> **What this task involves**
Repeat the line that contains "Recreate this image", the line that contains "const controlWindow = [0.978, 1.0015];", and all lines between them, exactly and with no other lines.

> **Data for this task**
* * * * *
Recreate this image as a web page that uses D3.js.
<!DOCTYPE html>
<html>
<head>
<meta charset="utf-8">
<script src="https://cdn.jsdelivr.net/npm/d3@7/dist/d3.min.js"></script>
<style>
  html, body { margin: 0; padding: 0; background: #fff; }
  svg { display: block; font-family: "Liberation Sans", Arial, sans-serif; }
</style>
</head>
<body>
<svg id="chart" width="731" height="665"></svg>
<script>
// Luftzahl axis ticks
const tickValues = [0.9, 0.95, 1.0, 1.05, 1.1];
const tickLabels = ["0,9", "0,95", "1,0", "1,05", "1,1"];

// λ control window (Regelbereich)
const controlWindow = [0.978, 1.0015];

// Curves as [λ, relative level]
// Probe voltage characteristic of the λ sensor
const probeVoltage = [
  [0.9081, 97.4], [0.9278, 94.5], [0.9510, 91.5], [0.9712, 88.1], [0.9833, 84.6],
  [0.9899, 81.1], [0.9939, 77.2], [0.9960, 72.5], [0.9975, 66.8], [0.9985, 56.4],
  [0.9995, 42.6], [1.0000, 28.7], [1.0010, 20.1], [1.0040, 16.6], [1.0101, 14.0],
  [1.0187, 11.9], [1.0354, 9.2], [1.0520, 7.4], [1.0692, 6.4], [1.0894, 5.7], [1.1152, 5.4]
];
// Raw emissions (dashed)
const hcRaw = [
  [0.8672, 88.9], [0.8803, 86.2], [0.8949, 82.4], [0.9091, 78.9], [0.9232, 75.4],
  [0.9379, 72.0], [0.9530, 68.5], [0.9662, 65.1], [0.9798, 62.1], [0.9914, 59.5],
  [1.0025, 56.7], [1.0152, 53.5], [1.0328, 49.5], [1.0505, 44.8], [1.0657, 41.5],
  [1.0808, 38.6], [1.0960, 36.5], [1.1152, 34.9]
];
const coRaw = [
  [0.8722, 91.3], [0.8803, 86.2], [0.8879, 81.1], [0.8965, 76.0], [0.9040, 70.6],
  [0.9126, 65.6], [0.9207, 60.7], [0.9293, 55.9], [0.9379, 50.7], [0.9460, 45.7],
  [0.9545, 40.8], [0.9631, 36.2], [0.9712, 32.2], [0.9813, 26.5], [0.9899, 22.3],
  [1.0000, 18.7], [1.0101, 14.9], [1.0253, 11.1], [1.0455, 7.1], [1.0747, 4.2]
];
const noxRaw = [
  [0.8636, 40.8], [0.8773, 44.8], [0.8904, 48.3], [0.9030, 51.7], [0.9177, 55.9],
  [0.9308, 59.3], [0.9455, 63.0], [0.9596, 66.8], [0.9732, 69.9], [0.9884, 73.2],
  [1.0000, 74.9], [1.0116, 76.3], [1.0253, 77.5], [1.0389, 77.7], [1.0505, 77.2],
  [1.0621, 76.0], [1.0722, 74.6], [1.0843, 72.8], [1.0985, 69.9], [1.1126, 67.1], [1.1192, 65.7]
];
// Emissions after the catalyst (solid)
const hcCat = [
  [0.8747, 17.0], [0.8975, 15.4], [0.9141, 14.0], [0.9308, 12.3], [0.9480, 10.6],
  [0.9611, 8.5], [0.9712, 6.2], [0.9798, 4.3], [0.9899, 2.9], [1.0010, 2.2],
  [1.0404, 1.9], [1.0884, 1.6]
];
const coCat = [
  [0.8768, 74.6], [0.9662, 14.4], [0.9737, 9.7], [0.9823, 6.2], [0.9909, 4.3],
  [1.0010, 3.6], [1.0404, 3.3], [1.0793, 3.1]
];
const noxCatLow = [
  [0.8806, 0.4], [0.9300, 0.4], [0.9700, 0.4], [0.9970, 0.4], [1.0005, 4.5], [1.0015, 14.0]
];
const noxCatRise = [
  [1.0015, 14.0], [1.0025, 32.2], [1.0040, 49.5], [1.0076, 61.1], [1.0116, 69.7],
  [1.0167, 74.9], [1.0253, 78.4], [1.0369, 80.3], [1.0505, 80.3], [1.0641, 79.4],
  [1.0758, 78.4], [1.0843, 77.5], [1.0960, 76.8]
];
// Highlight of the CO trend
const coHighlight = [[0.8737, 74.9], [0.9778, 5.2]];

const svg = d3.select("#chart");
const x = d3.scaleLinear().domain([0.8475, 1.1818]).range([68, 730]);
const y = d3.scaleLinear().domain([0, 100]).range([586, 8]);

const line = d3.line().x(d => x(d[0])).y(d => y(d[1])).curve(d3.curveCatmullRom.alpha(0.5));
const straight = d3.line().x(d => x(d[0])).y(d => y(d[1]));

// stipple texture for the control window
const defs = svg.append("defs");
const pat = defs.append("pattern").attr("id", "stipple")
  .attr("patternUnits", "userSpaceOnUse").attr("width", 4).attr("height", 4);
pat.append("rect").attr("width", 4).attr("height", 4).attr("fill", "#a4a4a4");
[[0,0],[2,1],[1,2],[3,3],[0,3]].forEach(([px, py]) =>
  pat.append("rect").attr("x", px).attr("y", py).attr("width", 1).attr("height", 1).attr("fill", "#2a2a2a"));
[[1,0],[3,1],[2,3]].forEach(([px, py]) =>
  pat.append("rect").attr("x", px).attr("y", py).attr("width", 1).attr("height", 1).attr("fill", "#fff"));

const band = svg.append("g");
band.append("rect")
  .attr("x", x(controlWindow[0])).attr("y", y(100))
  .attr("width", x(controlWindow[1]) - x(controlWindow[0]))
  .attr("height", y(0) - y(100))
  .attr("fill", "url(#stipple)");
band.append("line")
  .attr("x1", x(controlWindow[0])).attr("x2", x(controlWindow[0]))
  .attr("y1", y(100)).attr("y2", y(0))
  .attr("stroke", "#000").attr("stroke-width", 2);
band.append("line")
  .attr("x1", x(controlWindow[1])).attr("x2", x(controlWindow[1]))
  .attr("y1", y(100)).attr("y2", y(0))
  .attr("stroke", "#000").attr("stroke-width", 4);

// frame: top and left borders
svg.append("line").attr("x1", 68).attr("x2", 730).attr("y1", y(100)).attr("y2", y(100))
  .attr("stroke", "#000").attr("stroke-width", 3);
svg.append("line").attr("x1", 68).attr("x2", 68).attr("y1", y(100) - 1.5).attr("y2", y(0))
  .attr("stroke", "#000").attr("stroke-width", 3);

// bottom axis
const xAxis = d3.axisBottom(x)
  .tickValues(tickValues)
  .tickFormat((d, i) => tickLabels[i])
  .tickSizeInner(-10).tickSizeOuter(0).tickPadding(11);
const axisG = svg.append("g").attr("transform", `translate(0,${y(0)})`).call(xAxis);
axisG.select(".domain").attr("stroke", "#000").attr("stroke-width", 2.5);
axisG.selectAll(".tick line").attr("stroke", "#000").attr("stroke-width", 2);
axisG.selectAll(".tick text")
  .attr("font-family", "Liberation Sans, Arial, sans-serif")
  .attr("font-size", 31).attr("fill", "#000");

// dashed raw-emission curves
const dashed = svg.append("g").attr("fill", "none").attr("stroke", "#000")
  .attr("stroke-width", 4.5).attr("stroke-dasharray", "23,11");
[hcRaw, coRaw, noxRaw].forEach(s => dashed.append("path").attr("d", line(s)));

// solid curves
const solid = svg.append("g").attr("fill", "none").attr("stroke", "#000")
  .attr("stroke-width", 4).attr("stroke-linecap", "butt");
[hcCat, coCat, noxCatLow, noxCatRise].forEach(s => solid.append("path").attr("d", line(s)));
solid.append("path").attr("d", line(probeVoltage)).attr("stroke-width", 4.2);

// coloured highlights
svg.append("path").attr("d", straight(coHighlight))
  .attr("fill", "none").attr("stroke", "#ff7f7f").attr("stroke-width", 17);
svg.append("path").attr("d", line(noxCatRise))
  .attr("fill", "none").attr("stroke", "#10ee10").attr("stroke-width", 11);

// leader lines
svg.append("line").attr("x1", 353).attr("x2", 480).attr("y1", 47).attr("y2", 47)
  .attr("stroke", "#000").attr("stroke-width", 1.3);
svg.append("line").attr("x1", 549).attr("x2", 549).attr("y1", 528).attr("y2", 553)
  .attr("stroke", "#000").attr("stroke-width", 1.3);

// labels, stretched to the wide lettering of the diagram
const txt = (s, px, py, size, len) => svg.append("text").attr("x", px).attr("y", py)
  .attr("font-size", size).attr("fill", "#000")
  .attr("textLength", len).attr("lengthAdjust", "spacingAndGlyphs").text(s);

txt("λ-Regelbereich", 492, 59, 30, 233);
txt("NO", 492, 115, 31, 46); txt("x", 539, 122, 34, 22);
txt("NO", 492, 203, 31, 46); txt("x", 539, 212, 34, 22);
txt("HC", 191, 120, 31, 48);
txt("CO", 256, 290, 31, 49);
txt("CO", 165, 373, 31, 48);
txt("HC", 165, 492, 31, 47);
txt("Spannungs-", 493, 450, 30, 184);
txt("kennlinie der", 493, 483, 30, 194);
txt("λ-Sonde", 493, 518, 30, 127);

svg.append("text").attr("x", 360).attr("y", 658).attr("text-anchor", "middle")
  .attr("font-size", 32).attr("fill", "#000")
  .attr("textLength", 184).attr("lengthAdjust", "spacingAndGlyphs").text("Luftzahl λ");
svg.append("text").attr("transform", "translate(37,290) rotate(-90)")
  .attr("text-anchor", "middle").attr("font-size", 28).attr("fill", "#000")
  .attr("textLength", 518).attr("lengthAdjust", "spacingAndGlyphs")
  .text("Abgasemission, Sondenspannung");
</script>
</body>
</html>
* * * * *
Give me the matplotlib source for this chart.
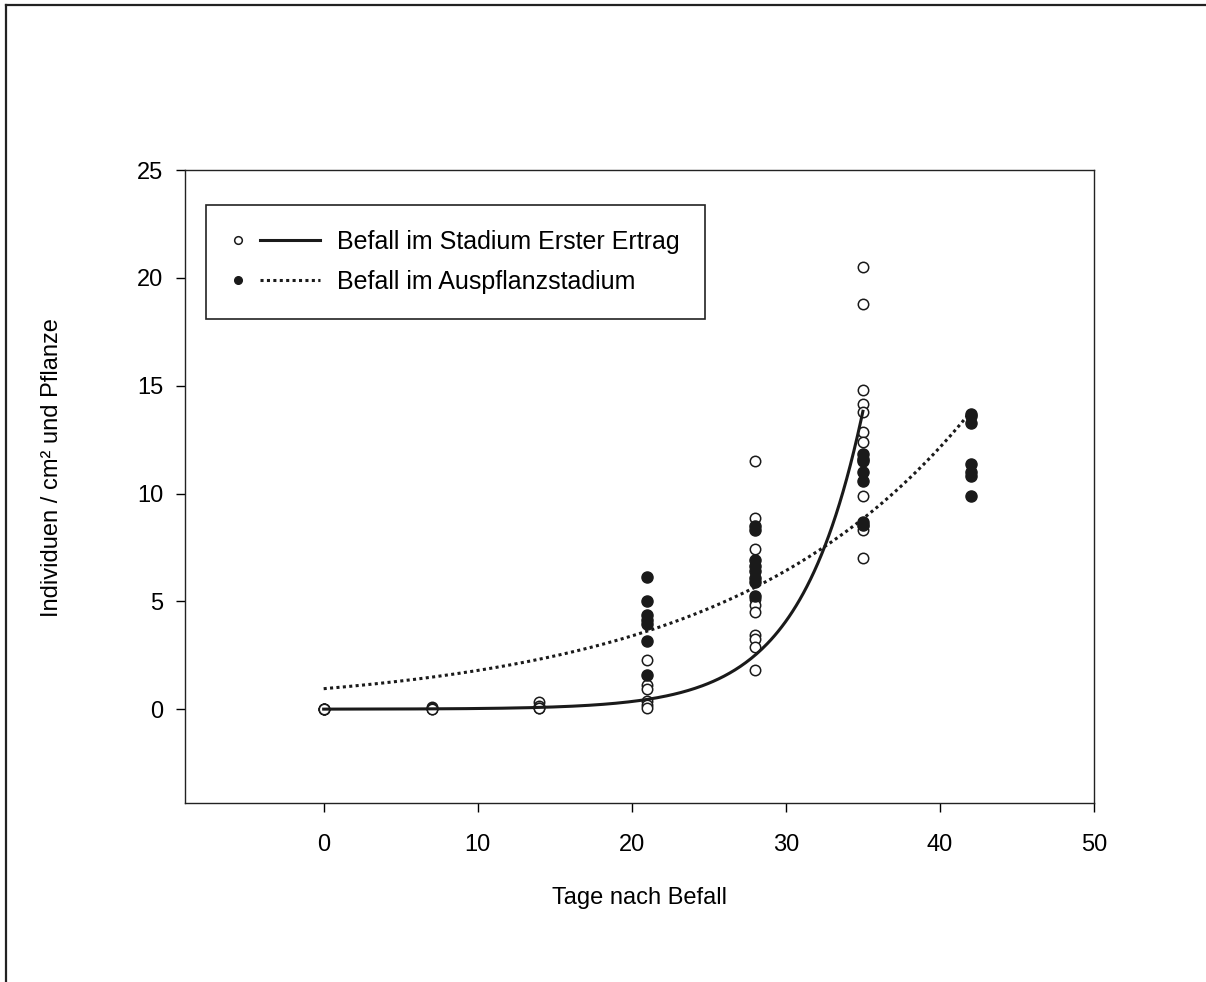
* * * * *
> **Task answer**
Recreate this image as a web page that uses D3.js.
<!DOCTYPE html>
<html>
<head>
<meta charset="utf-8">
<script src="https://cdn.jsdelivr.net/npm/d3@7/dist/d3.min.js"></script>
<style>
  html, body { margin: 0; padding: 0; background: #fff; }
  svg { display: block; font-family: "Liberation Sans", Arial, sans-serif; }
</style>
</head>
<body>
<svg id="chart" width="731" height="665"></svg>
<script>
// Luftzahl axis ticks
const tickValues = [0.9, 0.95, 1.0, 1.05, 1.1];
const tickLabels = ["0,9", "0,95", "1,0", "1,05", "1,1"];

// λ control window (Regelbereich)
const controlWindow = [0.978, 1.0015];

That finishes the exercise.